Wednesday, April 17, 2024

Frame One is building the Crystal Ballroom at Somerville Theatre in Davis Square. (Photo: Tom Meek)

The pandemic had its own victims in the film business, with the ShowPlace Icon and the ArcLight – luxe theaters that opened just before the pandemic in the Boston area – shuttered for good. On the upside, the Coolidge Corner Theatre just announced an expansion that includes two new screening rooms and a community space, and all Cambridge theaters have reopened or are about to. So what’s going on with the Somerville Theatre in Davis Square? The Capitol Theatre in Arlington, also owned and run by Frame One Theatres, has been up and running for a few weeks, but the Somerville cine, host to screenings and live performances since 1914, remains ominously dark.

“We’re undergoing renovations and a changeover,” theater manager and newly minted creative director Ian Judge said during a recent visit to the iconic structure. The lobby is in the middle of a refurbishing; the bar is now set back, and the concession and merchandise area has been expanded. That far too “homey” bathroom just off the lobby is getting a much needed makeover. The biggest change is upstairs, where two movie houses are being returned to their original ballroom format.

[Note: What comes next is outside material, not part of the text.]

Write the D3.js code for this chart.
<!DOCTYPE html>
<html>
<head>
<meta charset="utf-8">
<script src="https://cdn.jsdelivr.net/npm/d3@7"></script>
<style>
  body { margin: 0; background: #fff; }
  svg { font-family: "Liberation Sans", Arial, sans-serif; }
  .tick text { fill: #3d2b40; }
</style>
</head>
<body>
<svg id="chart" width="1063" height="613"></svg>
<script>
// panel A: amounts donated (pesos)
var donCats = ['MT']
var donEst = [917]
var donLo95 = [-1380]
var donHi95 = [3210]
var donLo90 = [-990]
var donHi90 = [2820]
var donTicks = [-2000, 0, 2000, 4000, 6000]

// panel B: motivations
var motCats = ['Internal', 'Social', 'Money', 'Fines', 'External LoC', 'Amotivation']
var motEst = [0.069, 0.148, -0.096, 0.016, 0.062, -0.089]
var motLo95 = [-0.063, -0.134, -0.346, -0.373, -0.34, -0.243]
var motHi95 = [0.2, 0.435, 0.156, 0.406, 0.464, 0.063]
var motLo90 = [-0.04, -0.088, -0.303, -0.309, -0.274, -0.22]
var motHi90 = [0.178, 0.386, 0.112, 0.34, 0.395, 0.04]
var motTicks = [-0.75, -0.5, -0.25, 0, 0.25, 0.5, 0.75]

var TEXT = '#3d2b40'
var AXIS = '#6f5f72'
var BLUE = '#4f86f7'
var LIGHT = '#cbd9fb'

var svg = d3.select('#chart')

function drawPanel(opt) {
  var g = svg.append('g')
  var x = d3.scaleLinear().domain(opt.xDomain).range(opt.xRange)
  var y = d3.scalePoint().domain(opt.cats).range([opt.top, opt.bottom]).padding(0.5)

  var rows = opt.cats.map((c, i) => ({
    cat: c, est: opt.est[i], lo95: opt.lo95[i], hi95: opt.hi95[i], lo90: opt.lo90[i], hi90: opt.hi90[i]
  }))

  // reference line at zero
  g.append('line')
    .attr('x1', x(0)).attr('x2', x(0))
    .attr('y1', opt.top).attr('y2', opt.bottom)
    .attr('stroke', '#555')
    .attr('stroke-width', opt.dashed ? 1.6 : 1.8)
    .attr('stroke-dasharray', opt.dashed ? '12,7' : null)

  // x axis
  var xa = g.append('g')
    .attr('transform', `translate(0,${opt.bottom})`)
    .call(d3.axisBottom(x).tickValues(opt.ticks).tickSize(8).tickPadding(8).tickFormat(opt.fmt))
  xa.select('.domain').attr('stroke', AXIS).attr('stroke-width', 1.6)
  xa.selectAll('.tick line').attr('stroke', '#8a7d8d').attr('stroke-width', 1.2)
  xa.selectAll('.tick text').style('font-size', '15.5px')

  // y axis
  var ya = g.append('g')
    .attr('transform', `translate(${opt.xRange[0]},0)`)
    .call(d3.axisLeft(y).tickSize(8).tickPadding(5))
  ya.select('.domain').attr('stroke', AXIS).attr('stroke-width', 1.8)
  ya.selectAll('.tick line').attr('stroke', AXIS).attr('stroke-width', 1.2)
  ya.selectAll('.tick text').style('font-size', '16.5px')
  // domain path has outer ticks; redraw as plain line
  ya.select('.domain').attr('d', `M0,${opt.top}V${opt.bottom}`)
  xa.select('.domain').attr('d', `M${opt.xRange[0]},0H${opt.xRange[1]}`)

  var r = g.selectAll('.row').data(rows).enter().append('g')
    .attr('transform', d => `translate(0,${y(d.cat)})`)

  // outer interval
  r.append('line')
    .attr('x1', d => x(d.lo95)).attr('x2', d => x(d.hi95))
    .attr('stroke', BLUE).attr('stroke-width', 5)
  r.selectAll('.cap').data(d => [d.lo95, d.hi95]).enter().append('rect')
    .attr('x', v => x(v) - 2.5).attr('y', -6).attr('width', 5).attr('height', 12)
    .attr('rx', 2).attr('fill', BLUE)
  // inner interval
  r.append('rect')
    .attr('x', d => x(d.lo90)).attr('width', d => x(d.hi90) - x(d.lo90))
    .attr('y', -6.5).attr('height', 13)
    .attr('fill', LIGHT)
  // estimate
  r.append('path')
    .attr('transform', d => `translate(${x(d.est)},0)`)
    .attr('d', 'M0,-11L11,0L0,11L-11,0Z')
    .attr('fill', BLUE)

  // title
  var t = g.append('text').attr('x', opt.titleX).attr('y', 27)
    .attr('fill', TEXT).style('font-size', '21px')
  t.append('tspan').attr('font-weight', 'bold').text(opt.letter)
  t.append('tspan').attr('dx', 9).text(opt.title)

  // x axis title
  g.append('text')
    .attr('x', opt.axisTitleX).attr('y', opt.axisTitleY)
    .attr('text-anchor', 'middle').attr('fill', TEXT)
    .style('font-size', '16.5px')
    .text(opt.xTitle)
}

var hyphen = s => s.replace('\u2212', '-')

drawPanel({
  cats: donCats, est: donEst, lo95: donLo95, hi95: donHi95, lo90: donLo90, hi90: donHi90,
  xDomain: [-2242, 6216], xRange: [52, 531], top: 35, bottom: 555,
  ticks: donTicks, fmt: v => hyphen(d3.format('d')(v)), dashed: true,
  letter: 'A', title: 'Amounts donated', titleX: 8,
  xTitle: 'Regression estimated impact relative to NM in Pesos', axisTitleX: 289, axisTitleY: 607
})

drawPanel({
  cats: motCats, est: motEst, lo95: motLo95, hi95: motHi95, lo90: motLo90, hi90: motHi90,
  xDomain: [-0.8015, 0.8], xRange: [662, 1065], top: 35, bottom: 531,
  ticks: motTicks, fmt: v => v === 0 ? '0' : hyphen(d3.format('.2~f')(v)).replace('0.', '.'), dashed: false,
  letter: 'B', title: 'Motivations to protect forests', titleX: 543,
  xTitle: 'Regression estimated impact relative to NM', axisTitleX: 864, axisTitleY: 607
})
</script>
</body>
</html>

Ian Judge will oversee the Somerville Theatre cinema and its new performance space. (Photo: Tom Meek)

What that means is that the theater will now host a nearly 500-person-capacity performance hall dedicated to live music, special events and private engagements such as weddings and corporate gatherings. “We had remodeled the downstairs theaters and knew we had to do something with the upstairs,” Judge said. With the pandemic and six screens in Arlington (and potentially two more coming in Harvard Square), Frame One decided it could fill different needs.

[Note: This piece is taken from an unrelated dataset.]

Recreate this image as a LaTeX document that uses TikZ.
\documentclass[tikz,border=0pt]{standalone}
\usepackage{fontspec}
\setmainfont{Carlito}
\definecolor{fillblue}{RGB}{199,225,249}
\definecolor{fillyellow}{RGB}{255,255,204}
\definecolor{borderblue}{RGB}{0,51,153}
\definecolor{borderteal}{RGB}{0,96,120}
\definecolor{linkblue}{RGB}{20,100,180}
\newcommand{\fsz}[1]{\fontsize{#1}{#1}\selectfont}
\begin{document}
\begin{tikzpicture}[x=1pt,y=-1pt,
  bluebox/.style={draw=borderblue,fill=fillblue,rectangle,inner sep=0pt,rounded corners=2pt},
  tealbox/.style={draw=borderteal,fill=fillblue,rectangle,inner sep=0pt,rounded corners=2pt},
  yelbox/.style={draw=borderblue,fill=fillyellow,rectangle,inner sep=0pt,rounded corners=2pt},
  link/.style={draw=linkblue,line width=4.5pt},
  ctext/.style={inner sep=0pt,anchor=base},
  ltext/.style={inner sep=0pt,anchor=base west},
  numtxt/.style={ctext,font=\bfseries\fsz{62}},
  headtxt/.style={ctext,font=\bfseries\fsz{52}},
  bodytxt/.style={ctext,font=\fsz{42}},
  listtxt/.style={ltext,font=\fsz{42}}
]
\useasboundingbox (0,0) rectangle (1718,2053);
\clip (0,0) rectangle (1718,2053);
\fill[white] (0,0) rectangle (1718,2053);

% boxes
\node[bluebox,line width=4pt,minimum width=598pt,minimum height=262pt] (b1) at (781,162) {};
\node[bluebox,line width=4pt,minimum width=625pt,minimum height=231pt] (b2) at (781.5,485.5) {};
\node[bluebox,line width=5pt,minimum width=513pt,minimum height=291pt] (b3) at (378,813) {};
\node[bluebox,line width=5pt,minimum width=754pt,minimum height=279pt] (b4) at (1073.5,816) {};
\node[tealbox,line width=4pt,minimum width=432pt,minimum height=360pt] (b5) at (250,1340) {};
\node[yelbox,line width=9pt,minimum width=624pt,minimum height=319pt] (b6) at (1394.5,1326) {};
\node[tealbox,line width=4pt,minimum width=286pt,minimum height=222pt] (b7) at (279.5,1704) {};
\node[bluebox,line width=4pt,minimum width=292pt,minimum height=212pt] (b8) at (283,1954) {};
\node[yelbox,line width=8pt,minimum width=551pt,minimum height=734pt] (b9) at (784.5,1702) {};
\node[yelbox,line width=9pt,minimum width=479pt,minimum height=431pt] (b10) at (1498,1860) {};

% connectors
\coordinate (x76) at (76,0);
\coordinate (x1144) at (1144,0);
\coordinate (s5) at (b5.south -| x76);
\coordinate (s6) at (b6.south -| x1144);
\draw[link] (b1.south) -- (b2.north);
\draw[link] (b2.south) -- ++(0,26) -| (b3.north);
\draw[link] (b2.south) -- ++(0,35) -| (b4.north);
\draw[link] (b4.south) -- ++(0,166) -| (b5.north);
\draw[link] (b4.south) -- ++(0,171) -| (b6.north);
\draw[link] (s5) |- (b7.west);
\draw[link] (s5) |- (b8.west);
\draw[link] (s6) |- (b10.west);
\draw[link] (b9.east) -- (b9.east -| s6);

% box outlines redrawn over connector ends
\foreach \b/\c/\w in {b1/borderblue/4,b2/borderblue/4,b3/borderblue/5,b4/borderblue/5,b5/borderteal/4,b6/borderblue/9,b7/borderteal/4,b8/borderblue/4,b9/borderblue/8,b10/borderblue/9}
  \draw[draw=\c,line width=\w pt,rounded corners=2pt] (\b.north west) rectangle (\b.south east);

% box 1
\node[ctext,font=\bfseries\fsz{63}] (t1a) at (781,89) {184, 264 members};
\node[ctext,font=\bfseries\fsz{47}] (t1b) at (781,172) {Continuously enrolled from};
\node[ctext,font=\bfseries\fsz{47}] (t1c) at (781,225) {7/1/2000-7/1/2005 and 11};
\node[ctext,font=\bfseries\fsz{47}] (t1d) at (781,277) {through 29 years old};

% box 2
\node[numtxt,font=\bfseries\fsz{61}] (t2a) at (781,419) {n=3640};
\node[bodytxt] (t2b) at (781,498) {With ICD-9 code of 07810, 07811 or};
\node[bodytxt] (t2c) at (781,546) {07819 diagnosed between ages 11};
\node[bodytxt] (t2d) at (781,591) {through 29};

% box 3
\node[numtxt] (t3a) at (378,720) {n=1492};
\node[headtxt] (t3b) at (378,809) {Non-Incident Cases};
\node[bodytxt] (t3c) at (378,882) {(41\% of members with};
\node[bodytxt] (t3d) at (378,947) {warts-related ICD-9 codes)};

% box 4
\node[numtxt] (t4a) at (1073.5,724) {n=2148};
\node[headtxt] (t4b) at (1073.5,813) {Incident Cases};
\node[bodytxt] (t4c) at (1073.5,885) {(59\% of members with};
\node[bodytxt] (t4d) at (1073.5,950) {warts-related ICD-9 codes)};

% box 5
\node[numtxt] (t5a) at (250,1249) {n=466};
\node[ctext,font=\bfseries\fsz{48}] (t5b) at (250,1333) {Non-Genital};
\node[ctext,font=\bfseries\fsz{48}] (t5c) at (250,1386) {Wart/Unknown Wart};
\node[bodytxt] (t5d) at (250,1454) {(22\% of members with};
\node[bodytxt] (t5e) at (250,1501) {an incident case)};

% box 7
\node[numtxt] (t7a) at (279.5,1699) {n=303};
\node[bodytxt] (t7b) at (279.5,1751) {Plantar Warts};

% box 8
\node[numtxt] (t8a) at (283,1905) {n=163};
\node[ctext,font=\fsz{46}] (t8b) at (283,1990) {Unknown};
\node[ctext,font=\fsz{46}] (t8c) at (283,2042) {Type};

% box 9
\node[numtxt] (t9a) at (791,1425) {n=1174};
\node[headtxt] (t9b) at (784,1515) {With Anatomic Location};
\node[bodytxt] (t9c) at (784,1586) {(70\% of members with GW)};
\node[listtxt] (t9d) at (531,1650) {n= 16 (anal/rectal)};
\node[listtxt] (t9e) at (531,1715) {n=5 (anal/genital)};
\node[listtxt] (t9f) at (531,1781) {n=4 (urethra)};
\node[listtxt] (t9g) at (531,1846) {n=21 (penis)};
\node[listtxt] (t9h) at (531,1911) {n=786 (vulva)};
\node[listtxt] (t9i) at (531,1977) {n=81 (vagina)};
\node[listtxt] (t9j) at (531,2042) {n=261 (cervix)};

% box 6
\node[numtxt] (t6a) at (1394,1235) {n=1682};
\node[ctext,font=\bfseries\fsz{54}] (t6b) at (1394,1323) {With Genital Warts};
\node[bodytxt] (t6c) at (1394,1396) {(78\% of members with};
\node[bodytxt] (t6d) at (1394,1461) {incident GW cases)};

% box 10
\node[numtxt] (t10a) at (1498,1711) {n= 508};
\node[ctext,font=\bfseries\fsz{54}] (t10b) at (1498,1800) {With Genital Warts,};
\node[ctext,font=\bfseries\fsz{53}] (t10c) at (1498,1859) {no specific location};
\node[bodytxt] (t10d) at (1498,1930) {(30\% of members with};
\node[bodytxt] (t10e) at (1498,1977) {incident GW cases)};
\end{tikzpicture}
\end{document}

The new/old hall has an airy amphitheater-like vibe and a space that could be turned into a cozy bar in the back, with a coatroom to boot. Judge said the room could also be used for special screenings, which is good news for Independent Film Festival Boston, but likely never would be opened as just a public bar. (“I could see us doing something like trivia nights,” Judge said.) The main focus will be booking music acts, something Davis Square has lagged in since the amps went silent at Johnny D’s back in 2016. The space, which was known as the Hobbs Crystal Ballroom back in the day – it’s in the Hobbs Building – will now be the Crystal Ballroom at Somerville Theatre. Its capacity will be far greater than the 300-plus that Johnny D’s seated, just short of the 525-person hall The Sinclair offers in Harvard Square. The main downstairs theater, which has a capacity of almost 900, will continue its mixed-use operation as a cinema and live performance venue. The new configuration will have two entrances for each space.

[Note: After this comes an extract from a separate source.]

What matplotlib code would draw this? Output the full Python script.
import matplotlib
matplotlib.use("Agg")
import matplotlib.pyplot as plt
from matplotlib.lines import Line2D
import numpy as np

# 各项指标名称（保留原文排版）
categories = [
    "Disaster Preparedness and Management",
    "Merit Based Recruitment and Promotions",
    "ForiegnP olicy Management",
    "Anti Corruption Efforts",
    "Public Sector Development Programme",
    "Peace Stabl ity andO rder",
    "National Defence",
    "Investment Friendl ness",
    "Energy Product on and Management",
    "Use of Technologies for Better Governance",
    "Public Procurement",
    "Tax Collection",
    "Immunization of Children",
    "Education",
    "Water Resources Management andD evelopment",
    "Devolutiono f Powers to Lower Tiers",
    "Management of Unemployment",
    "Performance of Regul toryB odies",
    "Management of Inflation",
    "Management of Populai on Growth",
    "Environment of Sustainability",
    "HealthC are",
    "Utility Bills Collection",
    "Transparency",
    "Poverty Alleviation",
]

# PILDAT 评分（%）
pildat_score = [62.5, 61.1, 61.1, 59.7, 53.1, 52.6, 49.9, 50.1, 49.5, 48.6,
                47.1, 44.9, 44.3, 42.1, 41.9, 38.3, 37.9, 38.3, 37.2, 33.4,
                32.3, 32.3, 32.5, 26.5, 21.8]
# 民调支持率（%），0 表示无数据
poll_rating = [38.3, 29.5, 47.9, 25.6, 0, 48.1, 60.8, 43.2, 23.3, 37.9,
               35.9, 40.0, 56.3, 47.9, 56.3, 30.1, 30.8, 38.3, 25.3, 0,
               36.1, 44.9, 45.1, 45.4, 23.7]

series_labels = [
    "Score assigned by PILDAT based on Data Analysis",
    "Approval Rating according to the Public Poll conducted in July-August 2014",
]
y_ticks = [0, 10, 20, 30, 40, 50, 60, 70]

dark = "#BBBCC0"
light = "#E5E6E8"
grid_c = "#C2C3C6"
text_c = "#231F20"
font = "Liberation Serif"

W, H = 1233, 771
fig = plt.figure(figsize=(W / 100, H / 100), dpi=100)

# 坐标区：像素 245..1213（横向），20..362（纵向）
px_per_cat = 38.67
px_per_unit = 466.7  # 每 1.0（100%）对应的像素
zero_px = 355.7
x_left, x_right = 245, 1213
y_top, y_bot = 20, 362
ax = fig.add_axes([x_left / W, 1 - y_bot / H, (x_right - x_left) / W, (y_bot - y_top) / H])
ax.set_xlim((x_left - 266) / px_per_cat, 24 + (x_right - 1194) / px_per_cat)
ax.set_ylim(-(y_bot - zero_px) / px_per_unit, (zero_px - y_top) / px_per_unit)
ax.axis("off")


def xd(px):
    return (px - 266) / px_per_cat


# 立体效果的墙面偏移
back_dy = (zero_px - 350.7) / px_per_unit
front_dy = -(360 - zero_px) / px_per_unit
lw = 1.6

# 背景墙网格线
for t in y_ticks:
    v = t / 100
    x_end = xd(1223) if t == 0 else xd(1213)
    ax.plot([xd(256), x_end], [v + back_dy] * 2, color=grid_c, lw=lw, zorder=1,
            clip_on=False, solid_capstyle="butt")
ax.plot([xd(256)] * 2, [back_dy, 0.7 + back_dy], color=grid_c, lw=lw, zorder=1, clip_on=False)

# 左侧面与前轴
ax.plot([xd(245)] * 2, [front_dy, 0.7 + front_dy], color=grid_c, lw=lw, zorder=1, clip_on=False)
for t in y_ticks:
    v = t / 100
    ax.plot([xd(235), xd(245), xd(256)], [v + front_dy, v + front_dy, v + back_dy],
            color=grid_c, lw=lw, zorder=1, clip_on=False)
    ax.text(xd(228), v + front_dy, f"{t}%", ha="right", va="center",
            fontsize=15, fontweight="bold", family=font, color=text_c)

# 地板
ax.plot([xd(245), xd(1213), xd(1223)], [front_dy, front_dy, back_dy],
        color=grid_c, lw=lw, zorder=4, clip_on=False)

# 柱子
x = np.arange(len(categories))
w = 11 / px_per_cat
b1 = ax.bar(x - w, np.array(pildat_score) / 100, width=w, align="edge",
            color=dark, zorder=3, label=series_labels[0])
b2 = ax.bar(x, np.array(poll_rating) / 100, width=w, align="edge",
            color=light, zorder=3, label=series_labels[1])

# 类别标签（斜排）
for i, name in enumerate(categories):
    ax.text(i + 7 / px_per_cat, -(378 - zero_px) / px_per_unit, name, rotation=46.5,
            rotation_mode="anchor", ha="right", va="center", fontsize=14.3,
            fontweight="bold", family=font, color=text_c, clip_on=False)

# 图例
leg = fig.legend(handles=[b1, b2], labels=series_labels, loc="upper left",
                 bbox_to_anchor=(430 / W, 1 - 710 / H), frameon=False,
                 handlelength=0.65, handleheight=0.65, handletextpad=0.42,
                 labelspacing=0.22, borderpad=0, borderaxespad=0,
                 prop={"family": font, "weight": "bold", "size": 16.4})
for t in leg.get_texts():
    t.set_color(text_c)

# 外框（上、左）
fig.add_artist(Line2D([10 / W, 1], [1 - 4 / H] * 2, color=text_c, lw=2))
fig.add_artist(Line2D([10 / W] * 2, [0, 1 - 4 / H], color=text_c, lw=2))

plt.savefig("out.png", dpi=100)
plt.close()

The Somerville Theatre lobby is getting a touchup as well. (Photo: Tom Meek)

Judge, who had been furloughed for a year, will oversee the cinema and the new ballroom, while longtime staffer Peter Mattchen will take on day-to-day general manager duties. The Crystal Ballroom is expected to open in the early fall; opening for the three movie screens should be mid- to late summer with, Judge said, a new ability to show 4K films and a re-honed focus on 70mm exhibition; the Somerville and Coolidge are two of few theaters in the United States equipped to exhibit the classic, grand format. Frame One’s involvement in a plan for two Harvard Square movie houses (replacing a cinema that went dark in 2012) continues, though the project is stalled.